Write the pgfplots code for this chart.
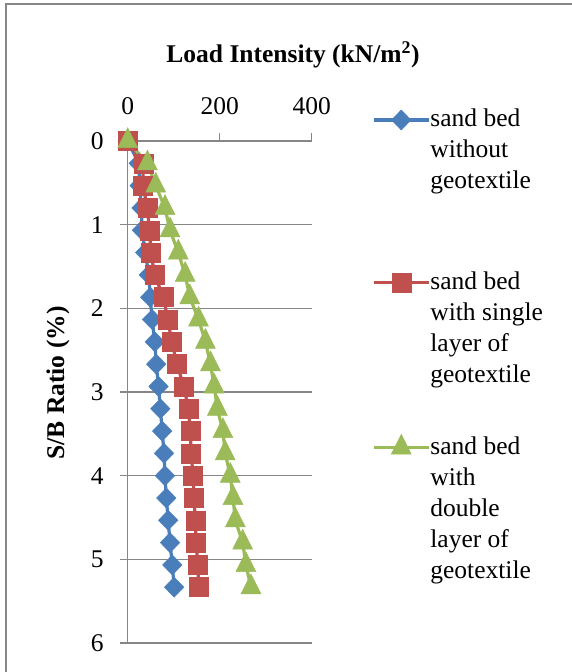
\documentclass[border=0pt]{standalone}
\usepackage{fontspec}
\setmainfont{Liberation Serif}
\usepackage{pgfplots}
\usepackage{pgfplotstable}
\pgfplotsset{compat=1.18}

\definecolor{sbblue}{HTML}{4A7EBB}
\definecolor{sbred}{HTML}{C0504D}
\definecolor{sbgreen}{HTML}{9BBB59}
\definecolor{gridgray}{HTML}{868686}

% S/B ratio (%) against load intensity (kN/m^2) for the three test beds
\pgfplotstableread{
sb     plain  single  double
0.000  0      0       0
0.267  24     34      43
0.533  26     33      61
0.800  30     43      81
1.067  31     47      92
1.333  38     51      110
1.600  46     58      125
1.867  49     78      135
2.133  53     87      154
2.400  59     96      169
2.667  62     107     180
2.933  67     122     188
3.200  71     132     195
3.467  75     136     207
3.733  79     138     212
4.000  81     142     223
4.267  84     144     229
4.533  88     147     234
4.800  92     149     250
5.067  97     152     257
5.333  101    155     268
}\sbdata

\newcommand{\lentry}[1]{\parbox[t]{135pt}{\fontsize{25.5}{31}\selectfont\raggedright #1}}

\begin{document}
\fontsize{25.5}{31}\selectfont
\begin{tikzpicture}
\useasboundingbox (0pt,0pt) rectangle (571pt,-672pt);
\draw[gridgray, line width=1.5pt] (6pt,-4pt) rectangle (640pt,-740pt);

\node[font=\fontsize{25.5}{31}\selectfont\bfseries] at (293pt,-55pt) {Load Intensity (kN/m\textsuperscript{2})};
\node[font=\fontsize{25.5}{31}\selectfont\bfseries, rotate=90] at (58pt,-383pt) {S/B Ratio (\%)};

\begin{axis}[
  at={(127.7pt,-643pt)}, anchor=south west,
  scale only axis, width=184pt, height=502pt,
  xmin=0, xmax=400, ymin=0, ymax=6, y dir=reverse,
  clip=false,
  axis line style={draw=none},
  ymajorgrids, grid style={gridgray, line width=1.3pt},
  xtick={0,200,400}, ytick={0,1,2,3,4,5,6},
  tick align=outside, major tick length=8pt,
  tick style={gridgray, line width=1.3pt},
  xtick pos=upper, xticklabel pos=upper,
  ytick pos=left,
  /pgf/number format/assume math mode=true,
  tick label style={font=\fontsize{25.5}{31}\selectfont, inner sep=0pt},
  yticklabel style={xshift=-16pt},
  xticklabel style={yshift=18pt},
  legend cell align=left,
  legend style={draw=none, fill=none, inner sep=0pt, row sep=141pt,
    at={(1.3277,1)}, anchor=north west, yshift=32pt,
    nodes={inner sep=0pt}},
  legend image code/.code={
    \draw[mark repeat=2, mark phase=2, #1] plot coordinates {(0pt,0pt) (27.5pt,0pt) (55pt,0pt)};
  },
  every axis plot/.append style={line width=3.2pt},
]
\draw[gridgray, line width=1.3pt] (axis cs:0,0) -- (axis cs:0,6);

\addplot[sbblue, mark=diamond*, mark size=10pt,
  mark options={xscale=1.3, line width=0.5pt, fill=sbblue}]
  table[x=plain, y=sb] {\sbdata};
\addlegendentry{\lentry{sand bed\\without\\geotextile}}

\addplot[sbred, mark=square*, mark size=9.5pt,
  mark options={line width=0.5pt, fill=sbred}]
  table[x=single, y=sb] {\sbdata};
\addlegendentry{\lentry{sand bed\\with single\\layer of\\geotextile}}

\addplot[sbgreen, mark=triangle*, mark size=11.5pt,
  mark options={yscale=1.15, line width=0.5pt, fill=sbgreen}]
  table[x=double, y=sb] {\sbdata};
\addlegendentry{\lentry{sand bed\\with\\double\\layer of\\geotextile}}
\end{axis}
\end{tikzpicture}
\end{document}
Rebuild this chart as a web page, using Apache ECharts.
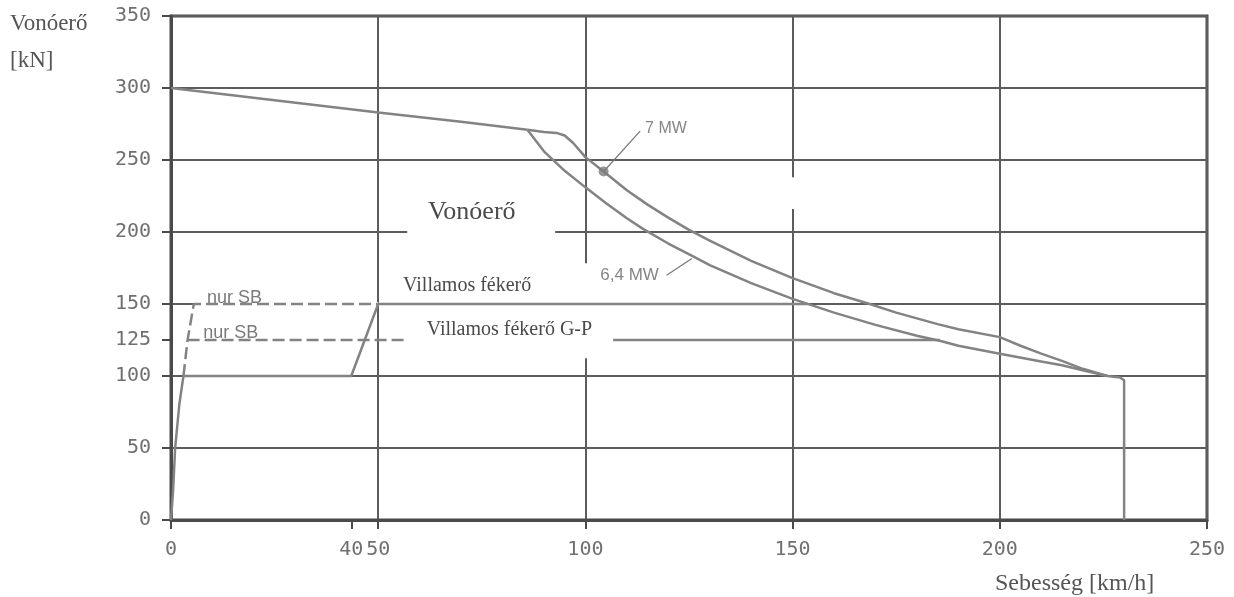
<!DOCTYPE html>
<html><head><meta charset="utf-8">
<script src="https://cdn.jsdelivr.net/npm/echarts@6/dist/echarts.min.js"></script>
<style>html,body{margin:0;padding:0;background:#fff}#c{width:1234px;height:597px}</style>
</head><body><div id="c"></div>
<script>
// ---- data ----
const xExtraTickValues = [43.5];
const xExtraTickLabels = ['40'];
const yExtraTickValues = [125];
const tractionCommon = [[0,300],[25,291.5],[50,283],[70,276.5],[86,271]];
const traction7MW = [[86,271],[90,269.5],[93,268.8],[95,267],[97,262],[100,252],[104.4,242],[110,229],[115,219],[120,210],[125,201.5],[130,194],[140,180],[150,168],[160,157.5],[168.6,150],[175,144],[185,136],[190,132.5],[200,127],[205,121],[210,115.5],[215,110.5],[220,105],[226,100],[229,99],[230,97],[230,0]];
const traction64MW = [[86,271],[90,256],[95,242.5],[100,231],[105,220],[110,209.5],[114,202],[120,192],[126,183],[130,177],[140,164.5],[150,153.6],[160,144],[170,135.5],[180,128],[185.5,124.5],[190,121],[200,115.5],[210,110],[215,107.5],[220,104],[226,100]];
const startRamp = [[0,0],[0.5,20],[1,50],[2,80],[3,100]];
const brakeElectric = [[3,100],[43.5,100],[50,150],[153.6,150]];
const brakeGP = [[106.7,125],[185.5,125]];
const nurSB150 = [[3,100],[4,125],[5.5,150],[50,150]];
const nurSB125 = [[4,125],[57,125]];
const point7MW = [[104.4,242]];
const leader7MW = [[104.4,242],[113.2,270]];
const leader64MW = [[119.6,170],[125.7,181.6]];

// ---- styles ----
const lineCol = '#838383';
const gridCol = '#5c5c5c';
const axisCol = '#4a4a4a';
const tickFont = {fontFamily:'DejaVu Sans Mono', fontSize:20, color:'#707070'};
const gridBox = {left:171, right:27, top:16, bottom:77};

const chart = echarts.init(document.getElementById('c'));

function lineSeries(data, opts) {
  return Object.assign({
    type:'line', data:data, symbol:'none', silent:true, z:3,
    lineStyle:{color:lineCol, width:2.5}
  }, opts || {});
}

chart.setOption({
  animation:false,
  grid:[
    Object.assign({show:true, borderColor:axisCol, borderWidth:3}, gridBox),
    Object.assign({show:false}, gridBox)
  ],
  xAxis:[{
    type:'value', gridIndex:0, min:0, max:250, interval:50,
    axisLine:{show:true, onZero:false, lineStyle:{color:axisCol, width:3}},
    axisTick:{show:true, length:9, lineStyle:{color:axisCol, width:2}},
    axisLabel:Object.assign({margin:20}, tickFont),
    splitLine:{show:true, lineStyle:{color:gridCol, width:2}}
  },{
    type:'value', gridIndex:1, min:0, max:250,
    axisLine:{show:false, onZero:false},
    axisTick:{show:true, length:9, customValues:xExtraTickValues, lineStyle:{color:axisCol, width:2}},
    axisLabel:Object.assign({customValues:xExtraTickValues, margin:20,
      formatter:function(v){ const i = xExtraTickValues.indexOf(v); return i >= 0 ? xExtraTickLabels[i] : ''; }}, tickFont),
    splitLine:{show:false}
  }],
  yAxis:[{
    type:'value', gridIndex:0, min:0, max:350, interval:50,
    axisLine:{show:true, onZero:false, lineStyle:{color:axisCol, width:3}},
    axisTick:{show:true, length:9, lineStyle:{color:axisCol, width:2}},
    axisLabel:Object.assign({margin:20}, tickFont),
    splitLine:{show:true, lineStyle:{color:gridCol, width:2}}
  },{
    type:'value', gridIndex:1, min:0, max:350,
    axisLine:{show:false, onZero:false},
    axisTick:{show:true, length:9, customValues:yExtraTickValues, lineStyle:{color:axisCol, width:2}},
    axisLabel:Object.assign({customValues:yExtraTickValues, margin:20}, tickFont),
    splitLine:{show:false}
  }],
  series:[
    lineSeries(tractionCommon),
    lineSeries(traction7MW),
    lineSeries(traction64MW),
    lineSeries(startRamp),
    lineSeries(brakeElectric),
    lineSeries(brakeGP),
    lineSeries(nurSB150.slice(2), {z:2, lineStyle:{color:'#ffffff', width:4}}),
    lineSeries(nurSB150, {lineStyle:{color:lineCol, width:2.5, type:[12,5]}}),
    lineSeries(nurSB125, {lineStyle:{color:lineCol, width:2.5, type:[12,5]}}),
    lineSeries(leader7MW, {lineStyle:{color:'#777', width:1.2}}),
    lineSeries(leader64MW, {lineStyle:{color:'#777', width:1.2}}),
    {type:'scatter', data:point7MW, symbol:'circle', symbolSize:10, z:4, silent:true,
     itemStyle:{color:'#7a7a7a'}}
  ]
});

const P = (x, y) => chart.convertToPixel({gridIndex:0}, [x, y]);
function box(x1, y1, x2, y2) {
  const a = P(x1, y1), b = P(x2, y2);
  return {type:'rect', z:1, silent:true,
    shape:{x:a[0], y:a[1], width:b[0]-a[0], height:b[1]-a[1]},
    style:{fill:'#ffffff'}};
}
function label(text, x, y, font, color, valign) {
  const p = P(x, y);
  return {type:'text', z:10, silent:true, x:p[0], y:p[1],
    style:{text:text, font:font, fill:color, align:'left', verticalAlign:valign || 'middle'}};
}
const serif = 'Liberation Serif';
const sans = 'Liberation Sans';
chart.setOption({graphic:[
  box(57, 225.5, 92.7, 194.3),
  box(57, 178.3, 106.7, 112.4),
  box(148, 238, 152.5, 216),
  label('Vonóerő', 62, 213.7, '26px "' + serif + '"', '#4a4a4a'),
  label('Villamos fékerő', 56, 163, '20px "' + serif + '"', '#4a4a4a'),
  label('Villamos fékerő G-P', 61.7, 132, '20px "' + serif + '"', '#4a4a4a'),
  label('nur SB', 8.7, 148, '18px "' + sans + '"', '#7a7a7a', 'bottom'),
  label('nur SB', 7.8, 123.5, '18px "' + sans + '"', '#7a7a7a', 'bottom'),
  label('7 MW', 114.4, 271.7, '16px "' + sans + '"', '#858585'),
  label('6,4 MW', 103.6, 170, '17px "' + sans + '"', '#858585'),
  {type:'text', z:10, silent:true, x:10, y:35,
   style:{text:'Vonóerő', font:'23px "' + serif + '"', fill:'#555', verticalAlign:'bottom'}},
  {type:'text', z:10, silent:true, x:10, y:72,
   style:{text:'[kN]', font:'23px "' + serif + '"', fill:'#555', verticalAlign:'bottom'}},
  {type:'text', z:10, silent:true, x:995, y:596,
   style:{text:'Sebesség [km/h]', font:'24px "' + serif + '"', fill:'#555', verticalAlign:'bottom'}}
]});
</script>
</body></html>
----
## Objective:
Look through the data and gather every line with the string "code" in it.

## Answer for this exercise:
Write the pgfplots code for this chart.
  legend image code/.code={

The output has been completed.